REQUIREMENT: Reproduce the listing below character for character; drop every image.

DATA SECTION:
>>>>
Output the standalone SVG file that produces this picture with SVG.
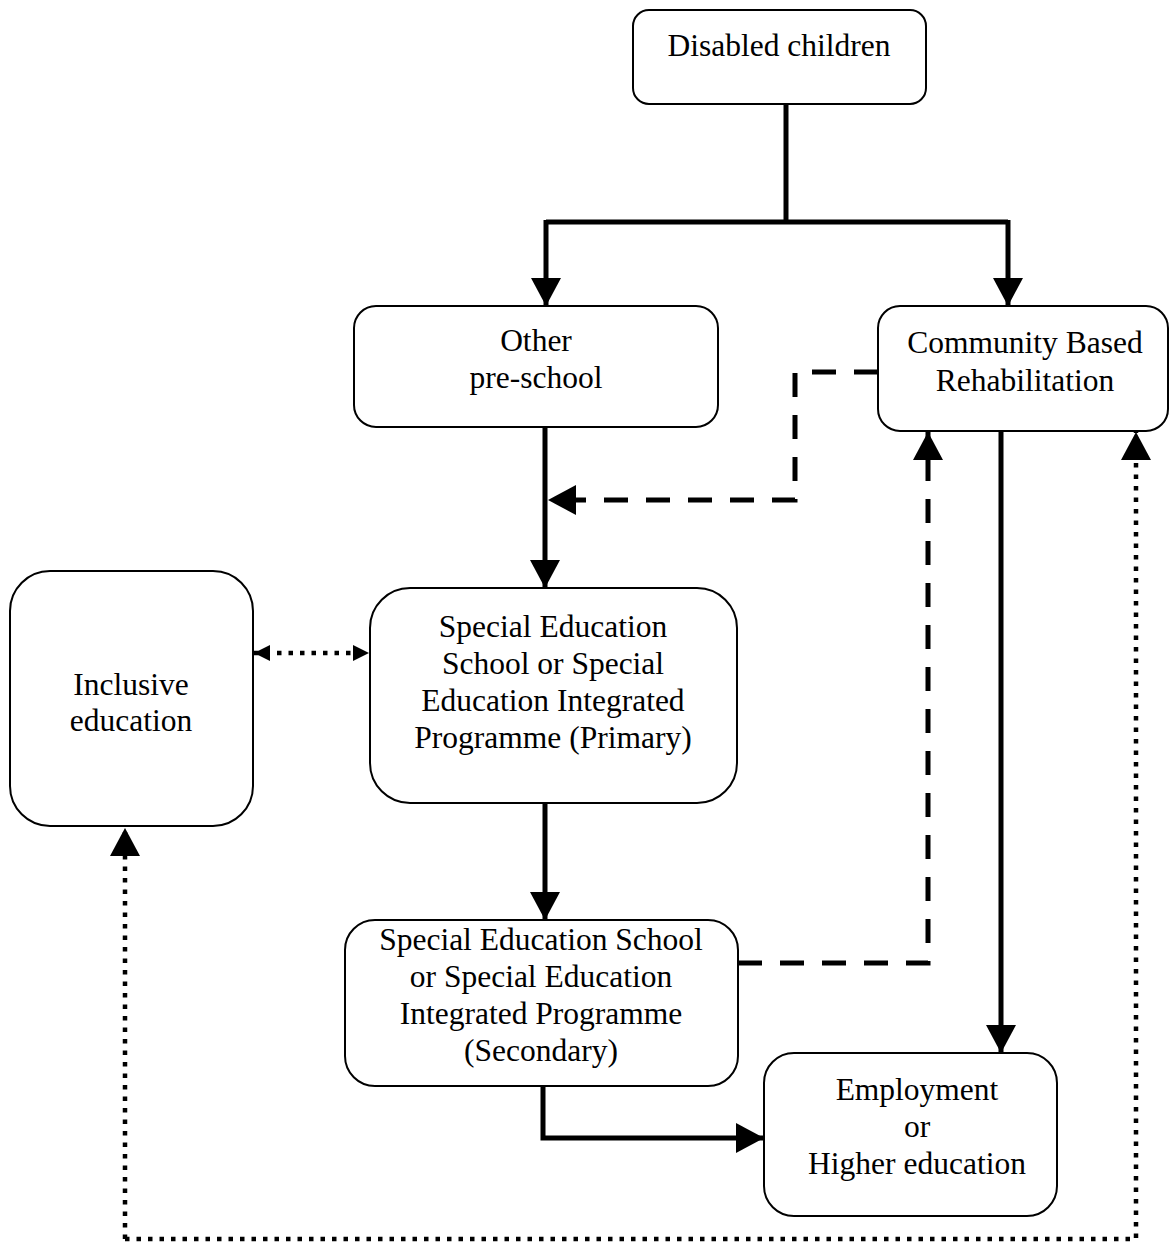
<svg xmlns="http://www.w3.org/2000/svg" width="1169" height="1242" viewBox="0 0 1169 1242">
<defs>
<style>
.box{fill:#fff;stroke:#000;stroke-width:2}
.t{font-family:"Liberation Serif","Times New Roman",serif;font-size:31.5px;text-anchor:middle;fill:#000}
.solid{fill:none;stroke:#000;stroke-width:5}
.dash{fill:none;stroke:#000;stroke-width:5;stroke-dasharray:24 18}
.dot{fill:none;stroke:#000;stroke-width:4.5;stroke-dasharray:4.5 7}
</style>
<marker id="ah" viewBox="0 0 28 30" refX="28" refY="15" markerWidth="28" markerHeight="30" markerUnits="userSpaceOnUse" orient="auto">
<path d="M0,0 L28,15 L0,30 Z" fill="#000"/>
</marker>
<marker id="as" viewBox="0 0 16 16" refX="16" refY="8" markerWidth="16" markerHeight="16" markerUnits="userSpaceOnUse" orient="auto-start-reverse">
<path d="M0,0 L16,8 L0,16 Z" fill="#000"/>
</marker>
</defs>
<rect width="1169" height="1242" fill="#fff"/>
<g id="connectors">
<path class="solid" d="M786,104 V222"/>
<path class="solid" d="M546,222 H1008"/>
<path class="solid" d="M546,220 V306" marker-end="url(#ah)"/>
<path class="solid" d="M1008,220 V306" marker-end="url(#ah)"/>
<path class="solid" d="M545,427 V588" marker-end="url(#ah)"/>
<path class="dash" d="M878,372 H795 V500 H548" marker-end="url(#ah)"/>
<path class="solid" d="M545,803 V920" marker-end="url(#ah)"/>
<path class="dash" d="M738,963 H928 V432" marker-end="url(#ah)"/>
<path class="solid" d="M1001,431 V1053" marker-end="url(#ah)"/>
<path class="solid" d="M543,1086 V1138 H764" marker-end="url(#ah)"/>
<path class="dot" d="M254,653 H369" marker-start="url(#as)" marker-end="url(#as)"/>
<path class="dot" d="M125,1239 V828" marker-end="url(#ah)"/>
<path class="dot" d="M125,1239 H1136 V432" marker-end="url(#ah)"/>
</g>
<g id="disabled-children">
<rect class="box" x="633" y="10" width="293" height="94" rx="16"/>
<text class="t" x="779" y="56">Disabled children</text>
</g>
<g id="other-preschool">
<rect class="box" x="354" y="306" width="364" height="121" rx="22"/>
<text class="t" x="536" y="351">Other</text>
<text class="t" x="536" y="388">pre-school</text>
</g>
<g id="cbr">
<rect class="box" x="878" y="306" width="290" height="125" rx="22"/>
<text class="t" x="1025" y="353">Community Based</text>
<text class="t" x="1025" y="391">Rehabilitation</text>
</g>
<g id="inclusive">
<rect class="box" x="10" y="571" width="243" height="255" rx="40"/>
<text class="t" x="131" y="695">Inclusive</text>
<text class="t" x="131" y="731">education</text>
</g>
<g id="primary">
<rect class="box" x="370" y="588" width="367" height="215" rx="40"/>
<text class="t" x="553" y="637">Special Education</text>
<text class="t" x="553" y="674">School or Special</text>
<text class="t" x="553" y="711">Education Integrated</text>
<text class="t" x="553" y="748">Programme (Primary)</text>
</g>
<g id="secondary">
<rect class="box" x="345" y="920" width="393" height="166" rx="30"/>
<text class="t" x="541" y="950">Special Education School</text>
<text class="t" x="541" y="987">or Special Education</text>
<text class="t" x="541" y="1024">Integrated Programme</text>
<text class="t" x="541" y="1061">(Secondary)</text>
</g>
<g id="employment">
<rect class="box" x="764" y="1053" width="293" height="163" rx="30"/>
<text class="t" x="917" y="1100">Employment</text>
<text class="t" x="917" y="1137">or</text>
<text class="t" x="917" y="1174">Higher education</text>
</g>
</svg>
<<<<
FULL ANSWER:
Output the standalone SVG file that produces this picture with SVG.
<svg xmlns="http://www.w3.org/2000/svg" width="1169" height="1242" viewBox="0 0 1169 1242">
<defs>
<style>
.box{fill:#fff;stroke:#000;stroke-width:2}
.t{font-family:"Liberation Serif","Times New Roman",serif;font-size:31.5px;text-anchor:middle;fill:#000}
.solid{fill:none;stroke:#000;stroke-width:5}
.dash{fill:none;stroke:#000;stroke-width:5;stroke-dasharray:24 18}
.dot{fill:none;stroke:#000;stroke-width:4.5;stroke-dasharray:4.5 7}
</style>
<marker id="ah" viewBox="0 0 28 30" refX="28" refY="15" markerWidth="28" markerHeight="30" markerUnits="userSpaceOnUse" orient="auto">
<path d="M0,0 L28,15 L0,30 Z" fill="#000"/>
</marker>
<marker id="as" viewBox="0 0 16 16" refX="16" refY="8" markerWidth="16" markerHeight="16" markerUnits="userSpaceOnUse" orient="auto-start-reverse">
<path d="M0,0 L16,8 L0,16 Z" fill="#000"/>
</marker>
</defs>
<rect width="1169" height="1242" fill="#fff"/>
<g id="connectors">
<path class="solid" d="M786,104 V222"/>
<path class="solid" d="M546,222 H1008"/>
<path class="solid" d="M546,220 V306" marker-end="url(#ah)"/>
<path class="solid" d="M1008,220 V306" marker-end="url(#ah)"/>
<path class="solid" d="M545,427 V588" marker-end="url(#ah)"/>
<path class="dash" d="M878,372 H795 V500 H548" marker-end="url(#ah)"/>
<path class="solid" d="M545,803 V920" marker-end="url(#ah)"/>
<path class="dash" d="M738,963 H928 V432" marker-end="url(#ah)"/>
<path class="solid" d="M1001,431 V1053" marker-end="url(#ah)"/>
<path class="solid" d="M543,1086 V1138 H764" marker-end="url(#ah)"/>
<path class="dot" d="M254,653 H369" marker-start="url(#as)" marker-end="url(#as)"/>
<path class="dot" d="M125,1239 V828" marker-end="url(#ah)"/>
<path class="dot" d="M125,1239 H1136 V432" marker-end="url(#ah)"/>
</g>
<g id="disabled-children">
<rect class="box" x="633" y="10" width="293" height="94" rx="16"/>
<text class="t" x="779" y="56">Disabled children</text>
</g>
<g id="other-preschool">
<rect class="box" x="354" y="306" width="364" height="121" rx="22"/>
<text class="t" x="536" y="351">Other</text>
<text class="t" x="536" y="388">pre-school</text>
</g>
<g id="cbr">
<rect class="box" x="878" y="306" width="290" height="125" rx="22"/>
<text class="t" x="1025" y="353">Community Based</text>
<text class="t" x="1025" y="391">Rehabilitation</text>
</g>
<g id="inclusive">
<rect class="box" x="10" y="571" width="243" height="255" rx="40"/>
<text class="t" x="131" y="695">Inclusive</text>
<text class="t" x="131" y="731">education</text>
</g>
<g id="primary">
<rect class="box" x="370" y="588" width="367" height="215" rx="40"/>
<text class="t" x="553" y="637">Special Education</text>
<text class="t" x="553" y="674">School or Special</text>
<text class="t" x="553" y="711">Education Integrated</text>
<text class="t" x="553" y="748">Programme (Primary)</text>
</g>
<g id="secondary">
<rect class="box" x="345" y="920" width="393" height="166" rx="30"/>
<text class="t" x="541" y="950">Special Education School</text>
<text class="t" x="541" y="987">or Special Education</text>
<text class="t" x="541" y="1024">Integrated Programme</text>
<text class="t" x="541" y="1061">(Secondary)</text>
</g>
<g id="employment">
<rect class="box" x="764" y="1053" width="293" height="163" rx="30"/>
<text class="t" x="917" y="1100">Employment</text>
<text class="t" x="917" y="1137">or</text>
<text class="t" x="917" y="1174">Higher education</text>
</g>
</svg>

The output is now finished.